The effects of the COVID-19 pandemic on the supply chain linger in 2021. The most visible challenge for distributors has been extended lead times, which means frustrating backorders for customers who need product now — and not three weeks from now.

That’s unlikely to change soon.

Near the start of the shutdowns in 2020, lead times were up more than 200%, according to the Institute for Supply Management. That never improved much throughout the rest of the year. The ISM Backlog of Orders Index expanded in December 2020 for the sixth consecutive month — indicating manufacturers’ backlogs continued to grow, even as we’re more than nine months into the pandemic.

Safety supply reliability has been the most glaring hurdle. But many distributors are also facing long lead times for industrial and construction parts and equipment and other supplies. One electrical distributor posted a message to customers in January 2021 that they are seeing extended lead times in several electrical product categories, such as circuit breakers, power fuses and wire and cable.

The causes: production slowdowns and short-term shutdowns due to COVID outbreaks and time-consuming cleaning protocols. Freight is another reason for long lead times across product categories, with truckload shortages in the LTL and spot market, and rising costs.

The answer for many distributors has been to increase safety stock on critical items, but distributors also need a substitutes strategy to keep, when possible, a customer from going elsewhere.

Take masks.

If the mask a customer usually orders is out of stock, you should be able to quickly tell that customer which alternate mask will fit their needs. That’s the way to win and keep business.

The idea of following up on a backorder is not new. Good sales reps have always done a great job of this for the customers they regularly connect with on the products they know best.

But it’s harder to do that across thousands of sometimes complicated and technical SKUs, at scale and across all of your sales channels.

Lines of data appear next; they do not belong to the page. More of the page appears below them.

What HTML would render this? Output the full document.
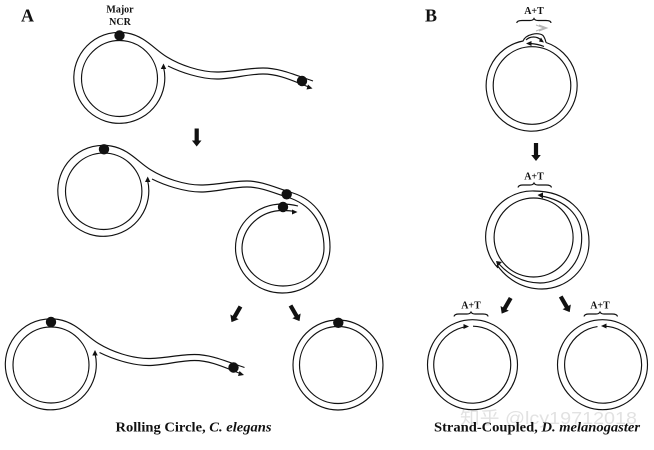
<!DOCTYPE html>
<html>
<head>
<meta charset="utf-8">
<style>
html,body{margin:0;padding:0;background:#fff;width:654px;height:450px;overflow:hidden}
svg{display:block}
text{font-family:"Liberation Serif","Noto Sans CJK SC",serif;fill:#111}
.l{fill:none;stroke:#111;stroke-width:1.15}
</style>
</head>
<body>
<svg width="654" height="450" viewBox="0 0 654 450" xmlns="http://www.w3.org/2000/svg">
<defs>
<polygon id="ar" points="-2.1,0 2.1,0 2.1,12 4.8,12 0,18 -4.8,12 -2.1,12" fill="#111"/>
<g id="rc">
<circle class="l" cx="119.5" cy="78.5" r="38"/>
<path class="l" d="M163.5 67 A45.5 45.5 0 1 1 127 33 C145 36 155 50 167 57 C180 65 200 72 217 72 C232 72 248 68 263 68 C280 68 295 75 313 81"/>
<path class="l" d="M168 66 C180 72 200 79 217 79 C232 79 248 74 263 74 C280 74 295 82 309 87"/>
<polygon points="163.5,63.5 160.8,69 166.2,69" fill="#111"/>
<polygon points="312.5,88.5 306.5,89.5 308,84.5" fill="#111"/>
<circle cx="119.5" cy="35.5" r="5.2" fill="#111"/>
<circle cx="302" cy="81" r="5.2" fill="#111"/>
</g>
</defs>

<!-- watermark -->
<text x="460" y="424" font-size="17.5" textLength="177" lengthAdjust="spacingAndGlyphs" style="font-family:'Liberation Sans','Noto Sans CJK SC',sans-serif;fill:#e2e2e2">知乎 @lcy19712018</text>

<!-- A -->
<text x="21" y="21.5" font-size="18" font-weight="bold">A</text>
<text x="120" y="12.5" font-size="10" font-weight="bold" text-anchor="middle">Major</text>
<text x="120" y="25" font-size="10" font-weight="bold" text-anchor="middle">NCR</text>
<use href="#rc"/>
<use href="#ar" transform="translate(196.7,128.5)"/>

<!-- A second -->
<circle class="l" cx="103.7" cy="191.3" r="38.2"/>
<path class="l" d="M147.5 180 A45.5 45.5 0 1 1 111 146 C129 149 139 163 151 170 C164 178 184 185 201 185 C216 185 232 181 247 181 C262 181 276 188 293 193 C315 200 330 220 330 247 A47.5 46 0 0 1 282 293 A46.5 45 0 0 1 235.5 248 C235.5 222 258 204 282 204 Q290 204 298 206"/>
<path class="l" d="M152 179 C164 185 184 192 201 192 C216 192 232 187 247 187 C262 187 276 194 287 197 C310 204 324 222 324 248 A41 38 0 0 1 283 286 A41 38 0 0 1 242 248 A41 38 0 0 1 283 210.5 Q290 210.5 294 211.5"/>
<polygon points="147.7,176.5 145,182 150.4,182" fill="#111"/>
<polygon points="297.5,212 292,209.5 292,214.5" fill="#111"/>
<circle cx="104" cy="149.3" r="5.2" fill="#111"/>
<circle cx="286.7" cy="194.3" r="5.2" fill="#111"/>
<circle cx="283" cy="207" r="5.2" fill="#111"/>

<use href="#ar" transform="translate(240.5,306.5) rotate(30)"/>
<use href="#ar" transform="translate(290.5,305.5) rotate(-30)"/>

<!-- A third -->
<use href="#rc" transform="translate(-68.5,286.5)"/>

<!-- A fourth -->
<circle class="l" cx="338" cy="365" r="38.5"/>
<circle class="l" cx="338" cy="365" r="45"/>
<circle cx="338.3" cy="322.8" r="5.2" fill="#111"/>

<text x="115.5" y="431.5" font-size="13.4" font-weight="bold" textLength="156" lengthAdjust="spacingAndGlyphs">Rolling Circle, <tspan font-style="italic">C. elegans</tspan></text>

<!-- B -->
<text x="425" y="21.5" font-size="18" font-weight="bold">B</text>

<text x="534" y="14" font-size="10" font-weight="bold" text-anchor="middle">A+T</text>
<path class="l" d="M516.7 23 Q517 20.5 522 20.5 L530 20.5 Q533 20.5 534 18.5 Q535 20.5 538 20.5 L546 20.5 Q551 20.5 551 23" stroke-width=".9"/>
<path d="M536 25 L544 28 L536 31 M539 25 L547 28 L539 31" fill="none" stroke="#b5b5b5" stroke-width="1"/>
<path class="l" d="M546 42.5 A45.5 45.5 0 1 1 523 41 C526 34 538 32 543 35.5 Q545 38 546 42.5"/>
<circle class="l" cx="532" cy="85.5" r="38.8"/>
<path class="l" d="M526 40 C530 36 537 36 541 40"/>
<path class="l" d="M530 43.5 Q538 44 544 46.5"/>
<polygon points="544,42.5 539,41.5 541,37.5" fill="#111"/>
<polygon points="526,43.5 531.5,41 531.5,46" fill="#111"/>

<use href="#ar" transform="translate(536,143)"/>

<text x="534" y="179.5" font-size="10" font-weight="bold" text-anchor="middle">A+T</text>
<path class="l" d="M518 187.5 Q518.5 185 523 185 L530 185 Q533 185 534 183 Q535 185 538 185 L546 185 Q551 185 551.5 187.5" stroke-width=".9"/>
<circle class="l" cx="533.6" cy="237.5" r="39.5"/>
<path class="l" d="M498 268 A47.3 46 0 0 1 534 191 C565 191 589 210 589 242 C589 270 566 289 542 289 C522 289 507 279 497 265"/>
<path class="l" d="M541 196 C564 200 581.7 214 581.7 238 C581.7 264 562 283 540 283 C522 283 508 274 499 264"/>
<polygon points="537.5,195 543,192.5 543,198.5" fill="#111"/>
<polygon points="496,261 502,262 497.5,266.5" fill="#111"/>

<use href="#ar" transform="translate(510.7,298) rotate(30)"/>
<use href="#ar" transform="translate(560.7,296.5) rotate(-30)"/>

<text x="471" y="308.5" font-size="10" font-weight="bold" text-anchor="middle">A+T</text>
<path class="l" d="M454 316.5 Q454.5 314 459 314 L467 314 Q470 314 471 312 Q472 314 475 314 L483 314 Q488 314 488 316.5" stroke-width=".9"/>
<circle class="l" cx="472.5" cy="364.7" r="45"/>
<path class="l" d="M473 326.2 A38.5 38.5 0 1 1 466 326.7"/>
<polygon points="469,326.5 463.5,324 463.5,329" fill="#111"/>

<text x="600" y="308.5" font-size="10" font-weight="bold" text-anchor="middle">A+T</text>
<path class="l" d="M584 316.5 Q584.5 314 589 314 L596 314 Q599 314 600 312 Q601 314 604 314 L612 314 Q617 314 617.5 316.5" stroke-width=".9"/>
<circle class="l" cx="602.5" cy="364.7" r="45"/>
<path class="l" d="M604 326.2 A38.5 38.5 0 1 1 597.5 326.6"/>
<polygon points="601,326 606.5,323.5 606.5,328.5" fill="#111"/>

<text x="434" y="431.5" font-size="13.4" font-weight="bold" textLength="206" lengthAdjust="spacingAndGlyphs">Strand-Coupled, <tspan font-style="italic">D. melanogaster</tspan></text>
</svg>
</body>
</html>
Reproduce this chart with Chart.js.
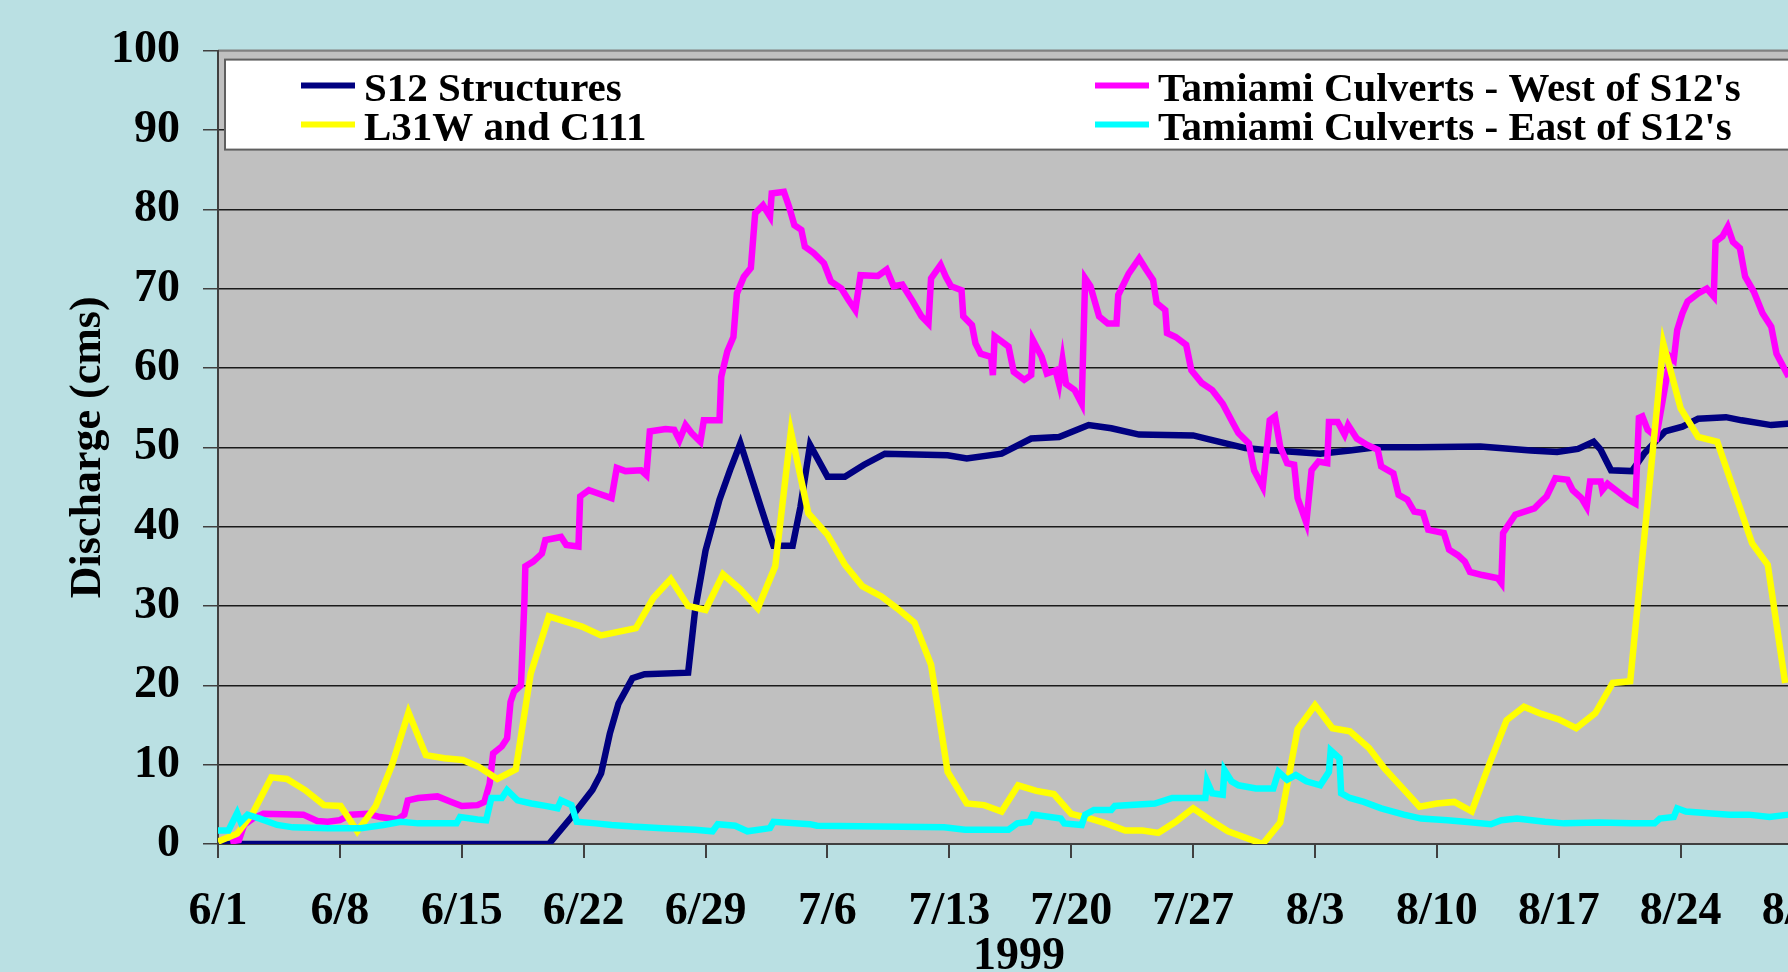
<!DOCTYPE html>
<html>
<head>
<meta charset="utf-8">
<script src="https://cdn.jsdelivr.net/npm/chart.js@4.4.1/dist/chart.umd.min.js"></script>
<style>
  html, body { margin: 0; padding: 0; overflow: hidden; background: #bae0e3; }
  #wrap { position: absolute; left: 0; top: 0; width: 1900px; height: 972px; }
</style>
</head>
<body>
<div id="wrap"><canvas id="chart" width="1900" height="972"></canvas></div>
<script>
// Discharge 1999, days counted from 6/1

const tickLabels = ['6/1', '6/8', '6/15', '6/22', '6/29', '7/6', '7/13', '7/20', '7/27', '8/3', '8/10', '8/17', '8/24', '8/31'];
const seriesNames = ['S12 Structures', "Tamiami Culverts - West of S12's", 'L31W and C111', "Tamiami Culverts - East of S12's"];

// S12 Structures
const s12Days = [0, 19, 20.3, 21.5, 22.0, 22.5, 23.0, 23.8, 24.5, 27.0, 27.4, 28.0, 28.8, 29.4, 30.0, 31.2, 31.9, 33.0, 33.45, 34.0,
  35.0, 36.0, 37.1, 38.3, 41.9, 43.0, 45.0, 46.7, 48.3, 50.0, 51.3, 52.9, 56.0, 57.1, 59.0, 60.0, 61.9, 63.3, 65.0, 66.5,
  68.9, 72.5, 75.4, 76.9, 78.1, 79.0, 79.4, 80.0, 81.2, 81.9, 83.1, 84.1, 85.0, 86.6, 87.5, 89.2, 90.3];
const s12Vals = [0, 0, 3.4, 6.8, 8.9, 13.9, 17.7, 20.9, 21.4, 21.6, 29.5, 37, 43.4, 47.1, 50.5, 42.3, 37.6, 37.6, 42.5, 50.3,
  46.3, 46.3, 47.8, 49.2, 49.0, 48.6, 49.2, 51.1, 51.3, 52.8, 52.4, 51.6, 51.5, 50.9, 49.9, 49.7, 49.4, 49.2, 49.6, 50.0,
  50.0, 50.1, 49.6, 49.4, 49.8, 50.7, 49.7, 47.1, 47.0, 49.2, 52.0, 52.6, 53.6, 53.8, 53.4, 52.8, 53.0];

// Tamiami Culverts - West of S12's
const westDays = [0.7, 1.2, 1.5, 2.0, 2.6, 4.9, 5.7, 6.3, 7.0, 7.6, 8.6, 9.3, 10.3, 10.7, 10.9, 11.5, 12.6, 13.4, 14.0, 14.9,
  15.3, 15.6, 15.8, 16.3, 16.6, 16.8, 17.0, 17.4, 17.6, 17.65, 18.1, 18.6, 18.8, 19.7, 20.0, 20.7, 20.8, 21.3, 21.8, 22.6,
  22.9, 23.4, 24.3, 24.6, 24.8, 25.7, 26.2, 26.5, 26.85, 27.2, 27.7, 27.9, 28.8, 28.9, 29.25, 29.6, 29.8, 30.2, 30.6, 30.85,
  31.3, 31.7, 31.8, 32.5, 32.8, 33.1, 33.5, 33.7, 34.2, 34.8, 35.2, 35.8, 36.2, 36.6, 36.9, 37.9, 38.4, 38.8, 39.3, 39.9,
  40.4, 40.8, 40.95, 41.5, 41.8, 42.1, 42.7, 42.8, 43.3, 43.5, 43.8, 44.4, 44.5, 44.6, 45.4, 45.7, 46.3, 46.7, 46.8, 47.3,
  47.6, 48.1, 48.3, 48.5, 48.7, 49.2, 49.6, 49.8, 50.1, 50.6, 51.1, 51.6, 51.7, 52.3, 52.9, 53.3, 53.7, 53.9, 54.4, 54.5,
  55.0, 55.6, 55.9, 56.5, 57.1, 57.7, 58.3, 58.6, 59.2, 59.5, 60.0, 60.4, 60.7, 61.0, 61.4, 61.8, 62.0, 62.5, 62.8, 63.2,
  63.7, 63.8, 64.3, 64.7, 64.9, 65.4, 66.0, 66.6, 66.8, 67.5, 67.8, 68.3, 68.7, 69.2, 69.5, 70.4, 70.7, 71.2, 71.6, 71.9,
  72.6, 73.5, 73.7, 73.8, 74.1, 74.5, 75.6, 76.0, 76.3, 76.8, 77.5, 77.8, 78.3, 78.6, 78.8, 79.4, 79.5, 79.8, 80.4, 81.0,
  81.4, 81.6, 81.8, 82.1, 82.6, 83.4, 83.6, 83.8, 84.1, 84.4, 85.0, 85.5, 85.9, 86.0, 86.4, 86.7, 87.0, 87.4, 87.7, 88.2,
  88.7, 89.2, 89.5, 90.2];
const westVals = [0.3, 0.5, 2.4, 3.2, 3.8, 3.7, 2.9, 2.8, 3.0, 3.7, 3.8, 3.4, 3.1, 3.7, 5.5, 5.8, 6.0, 5.3, 4.8, 4.9,
  5.3, 7.6, 11.4, 12.3, 13.3, 17.9, 19.2, 20.0, 30.8, 35.0, 35.6, 36.6, 38.3, 38.7, 37.7, 37.5, 43.8, 44.6, 44.2, 43.6,
  47.4, 47.0, 47.1, 46.5, 52.0, 52.3, 52.2, 50.9, 52.8, 51.8, 50.7, 53.4, 53.4, 58.9, 62.1, 63.9, 69.4, 71.5, 72.6, 79.5,
  80.5, 79.1, 82.0, 82.2, 80.3, 78.0, 77.4, 75.3, 74.5, 73.2, 70.9, 70.0, 68.6, 67.3, 71.7, 71.6, 72.4, 70.3, 70.5, 68.4,
  66.5, 65.6, 71.3, 73.0, 71.5, 70.3, 69.8, 66.5, 65.4, 63.1, 61.8, 61.4, 59.1, 64.0, 62.7, 59.5, 58.5, 59.1, 63.5, 61.4,
  59.3, 59.7, 58.0, 61.0, 58.0, 57.2, 55.5, 71.3, 70.3, 66.5, 65.6, 65.6, 69.2, 71.9, 73.8, 72.4, 71.1, 68.2, 67.3, 64.4,
  63.9, 62.9, 59.7, 58.1, 57.2, 55.5, 53.0, 51.8, 50.5, 47.1, 45.0, 53.4, 53.9, 50.1, 48.0, 47.8, 43.6, 40.5, 47.1, 48.2,
  48.0, 53.2, 53.2, 51.6, 52.8, 51.1, 50.3, 49.7, 47.6, 46.7, 44.0, 43.4, 41.9, 41.7, 39.6, 39.2, 37.1, 36.4, 35.6, 34.3,
  33.9, 33.5, 32.9, 39.2, 40.2, 41.5, 42.3, 43.2, 43.8, 46.1, 45.9, 44.6, 43.6, 42.5, 45.7, 45.7, 44.6, 45.4, 44.4, 43.4,
  42.9, 53.7, 53.9, 52.2, 51.3, 61.4, 61.0, 64.8, 66.9, 68.4, 69.4, 70.0, 69.0, 75.9, 76.6, 77.8, 75.9, 75.1, 71.5, 69.6,
  66.9, 65.2, 61.8, 58.9];

// L31W and C111
const l31Days = [0, 1.1, 2.0, 3.06, 3.96, 5.0, 6.08, 7.04, 8.0, 9.06, 10.0, 10.94, 11.94, 13.0, 14.06, 15.0, 16.04, 17.1, 17.96, 19.0,
  20.9, 22.0, 24.0, 25.0, 26.0, 27.0, 28.0, 29.0, 30.0, 31.0, 32.0, 32.9, 33.9, 35.0, 36.0, 37.0, 38.1, 39.0, 40.0, 40.95,
  41.9, 43.0, 44.0, 45.0, 45.95, 47.0, 48.0, 49.0, 50.1, 51.0, 52.1, 53.1, 54.0, 55.0, 56.0, 57.0, 58.0, 60.0, 61.0, 62.0,
  63.0, 64.0, 65.0, 66.1, 67.0, 68.0, 69.0, 70.0, 71.0, 72.0, 73.0, 74.0, 75.0, 76.0, 77.0, 78.0, 79.1, 80.1, 81.1, 83.0,
  84.0, 85.0, 86.1, 88.1, 89.0, 90.0];
const l31Vals = [0.3, 1.3, 3.9, 8.4, 8.2, 6.8, 4.9, 4.8, 1.6, 4.8, 10.0, 16.6, 11.2, 10.8, 10.6, 9.7, 8.2, 9.4, 21.5, 28.7,
  27.4, 26.3, 27.2, 31.0, 33.4, 30.0, 29.5, 34.0, 32.1, 29.7, 35.0, 52.0, 41.7, 39.0, 35.2, 32.5, 31.2, 29.7, 27.9, 22.6,
  9.1, 5.1, 4.9, 4.1, 7.4, 6.7, 6.3, 3.8, 3.2, 2.6, 1.7, 1.7, 1.4, 2.8, 4.5, 3.0, 1.6, 0, 2.7, 14.5,
  17.5, 14.6, 14.2, 12.1, 9.5, 7.1, 4.7, 5.1, 5.3, 4.1, 10.0, 15.6, 17.3, 16.4, 15.7, 14.6, 16.5, 20.3, 20.5, 63.1,
  54.9, 51.3, 50.7, 37.9, 35.2, 20.3];

// Tamiami Culverts - East of S12's
const eastDays = [0, 0.6, 1.1, 1.3, 1.7, 2.4, 3.4, 4.3, 6.3, 8.2, 9.5, 10.5, 11.5, 13.7, 13.9, 14.9, 15.4, 15.7, 16.3, 16.6,
  17.2, 18.0, 18.8, 19.5, 19.7, 20.3, 20.6, 21.7, 22.6, 23.8, 25.5, 27.4, 28.4, 28.7, 29.7, 30.4, 31.7, 31.9, 34.0, 34.4,
  41.7, 42.9, 45.4, 45.9, 46.6, 46.8, 48.4, 48.6, 49.6, 49.8, 50.3, 51.3, 51.5, 53.8, 54.8, 56.7, 56.8, 57.1, 57.7, 57.8,
  58.2, 58.6, 59.6, 60.6, 60.9, 61.4, 61.9, 62.5, 63.3, 63.8, 63.9, 64.4, 64.5, 65.0, 65.8, 66.8, 68.1, 69.1, 70.6, 71.6,
  73.1, 73.7, 74.6, 76.2, 77.3, 79.3, 81.2, 82.5, 82.8, 83.6, 83.8, 84.3, 85.4, 86.8, 87.9, 89.1, 90.2];
const eastVals = [1.7, 1.7, 3.9, 2.8, 3.7, 3.2, 2.4, 2.1, 2.0, 2.0, 2.4, 2.8, 2.6, 2.6, 3.4, 3.1, 3.0, 5.8, 5.8, 6.8,
  5.5, 5.1, 4.8, 4.5, 5.5, 4.9, 2.8, 2.6, 2.4, 2.2, 2.0, 1.8, 1.6, 2.5, 2.3, 1.6, 2.0, 2.8, 2.5, 2.3,
  2.1, 1.8, 1.8, 2.6, 2.8, 3.7, 3.2, 2.6, 2.4, 3.7, 4.3, 4.3, 4.8, 5.1, 5.8, 5.8, 7.9, 6.4, 6.2, 9.3,
  7.9, 7.4, 7.0, 7.0, 9.1, 8.1, 8.7, 7.9, 7.4, 9.1, 11.8, 10.8, 6.4, 5.8, 5.3, 4.5, 3.7, 3.2, 3.0, 2.8,
  2.5, 3.0, 3.2, 2.8, 2.6, 2.7, 2.6, 2.6, 3.2, 3.4, 4.5, 4.1, 3.9, 3.7, 3.7, 3.4, 3.7];

const colors = ['#000080', '#ff00ff', '#ffff00', '#00ffff'];

function points(days, vals) {
    return days.map((d, i) => ({ x: d, y: vals[i] }));
}

const FONT = "'Liberation Serif', 'Times New Roman', serif";

// fondo del lienzo y del area de trazado
const backgroundPlugin = {
    id: 'backgrounds',
    beforeDraw(chart) {
        const { ctx, chartArea } = chart;
        ctx.save();
        ctx.fillStyle = '#bae0e3';
        ctx.fillRect(0, 0, chart.width, chart.height);
        ctx.fillStyle = '#c0c0c0';
        ctx.fillRect(chartArea.left, chartArea.top, chartArea.right - chartArea.left, chartArea.bottom - chartArea.top);
        ctx.strokeStyle = '#808080';
        ctx.lineWidth = 2;
        ctx.beginPath();
        ctx.moveTo(chartArea.left, chartArea.top);
        ctx.lineTo(chartArea.right, chartArea.top);
        ctx.stroke();
        ctx.restore();
    }
};

// leyenda en dos columnas dentro del grafico
const legendPlugin = {
    id: 'boxLegend',
    afterDraw(chart) {
        const { ctx, chartArea } = chart;
        const left = chartArea.left + 7;
        const top = chartArea.top + 9;
        ctx.save();
        ctx.fillStyle = '#ffffff';
        ctx.fillRect(left, top, chartArea.right - 10 - left, 90);
        ctx.strokeStyle = '#606060';
        ctx.lineWidth = 2;
        ctx.strokeRect(left, top, chartArea.right - 10 - left, 90);
        ctx.font = 'bold 41px ' + FONT;
        ctx.textBaseline = 'alphabetic';
        ctx.fillStyle = '#000000';
        const cols = [left + 76, left + 870];
        const rows = [top + 26, top + 65];
        chart.data.datasets.forEach((ds, i) => {
            const cx = cols[i % 2];
            const cy = rows[Math.floor(i / 2)];
            ctx.strokeStyle = ds.borderColor;
            ctx.lineWidth = 6;
            ctx.beginPath();
            ctx.moveTo(cx, cy);
            ctx.lineTo(cx + 54, cy);
            ctx.stroke();
            ctx.fillText(ds.label, cx + 63, cy + 15);
        });
        ctx.restore();
    }
};

const order = [4, 3, 2, 1];
const allDays = [s12Days, westDays, l31Days, eastDays];
const allVals = [s12Vals, westVals, l31Vals, eastVals];

new Chart(document.getElementById('chart'), {
    type: 'line',
    data: {
        datasets: seriesNames.map((name, i) => ({
            label: name,
            data: points(allDays[i], allVals[i]),
            borderColor: colors[i],
            backgroundColor: colors[i],
            borderWidth: 6.5,
            borderJoinStyle: 'miter',
            pointRadius: 0,
            tension: 0,
            order: order[i]
        }))
    },
    options: {
        responsive: false,
        animation: false,
        layout: { padding: { left: 0, top: 50, right: 80, bottom: 0 } },
        plugins: { legend: { display: false }, tooltip: { enabled: false } },
        scales: {
            x: {
                type: 'linear',
                min: 0,
                max: 92,
                afterBuildTicks(scale) {
                    scale.ticks = tickLabels.map((t, i) => ({ value: i * 7 }));
                },
                afterFit(scale) { scale.height = 128; },
                ticks: {
                    autoSkip: false,
                    maxRotation: 0,
                    padding: 27,
                    color: '#000',
                    font: { family: FONT, size: 46, weight: 'bold' },
                    callback: (v) => tickLabels[Math.round(v / 7)]
                },
                grid: { drawOnChartArea: false, drawTicks: true, tickLength: 14, color: '#404040', lineWidth: 2 },
                border: { display: true, color: '#404040', width: 2 },
                title: {
                    display: true,
                    text: '1999',
                    color: '#000',
                    padding: 0,
                    font: { family: FONT, size: 46, weight: 'bold', lineHeight: 0.66 }
                }
            },
            y: {
                min: 0,
                max: 100,
                afterFit(scale) { scale.width = 218; },
                ticks: {
                    stepSize: 10,
                    padding: 23,
                    color: '#000',
                    font: { family: FONT, size: 46, weight: 'bold' }
                },
                grid: {
                    color: (c) => (c.tick && c.tick.value === 100 ? '#808080' : '#1a1a1a'),
                    tickColor: '#404040',
                    lineWidth: 1.5,
                    tickLength: 15
                },
                border: { display: true, color: '#404040', width: 2 },
                title: {
                    display: true,
                    text: 'Discharge (cms)',
                    color: '#000',
                    padding: { top: 64, bottom: 0 },
                    font: { family: FONT, size: 44, weight: 'bold', lineHeight: 1.1 }
                }
            }
        }
    },
    plugins: [backgroundPlugin, legendPlugin]
});
</script>
</body>
</html>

AI enables distributors to reliably do what good sales reps do at scale and even automates the customer communication (an email or a notification to a sales rep, for example) when a commonly purchased product is out of stock. For example:

  • A customer places an order and sees a product is out of stock on the distributor’s website. AI suggests a substitute item on the product page and again on the checkout page to help the customer avoid accidentally ordering an item that is out of stock.
  • A customer calls or emails an order to a rep. Instead of the rep blindly ordering the product only for the customer to realize it’s out of stock, they can immediately suggest an appropriate substitute. As a result, the rep doesn’t lose the order.
  • Inside and outside sales reps work from open-order reports to find substitutes so that customers aren’t frustrated when the distributor doesn’t have what they need.

The cost of backorders for a distributor is steep: erosion of profits from the added costs of customer service calls, multiple shipments if you have to split an order, shipping and labor if expediting is required, and high return rates.

But perhaps the biggest hit is to customer loyalty and share of spend: If a customer can’t get what they need from you when they need it, chances are they will go somewhere else. They can’t afford to wait.

Make sure they don’t have to. That’s how you earn trust with customers.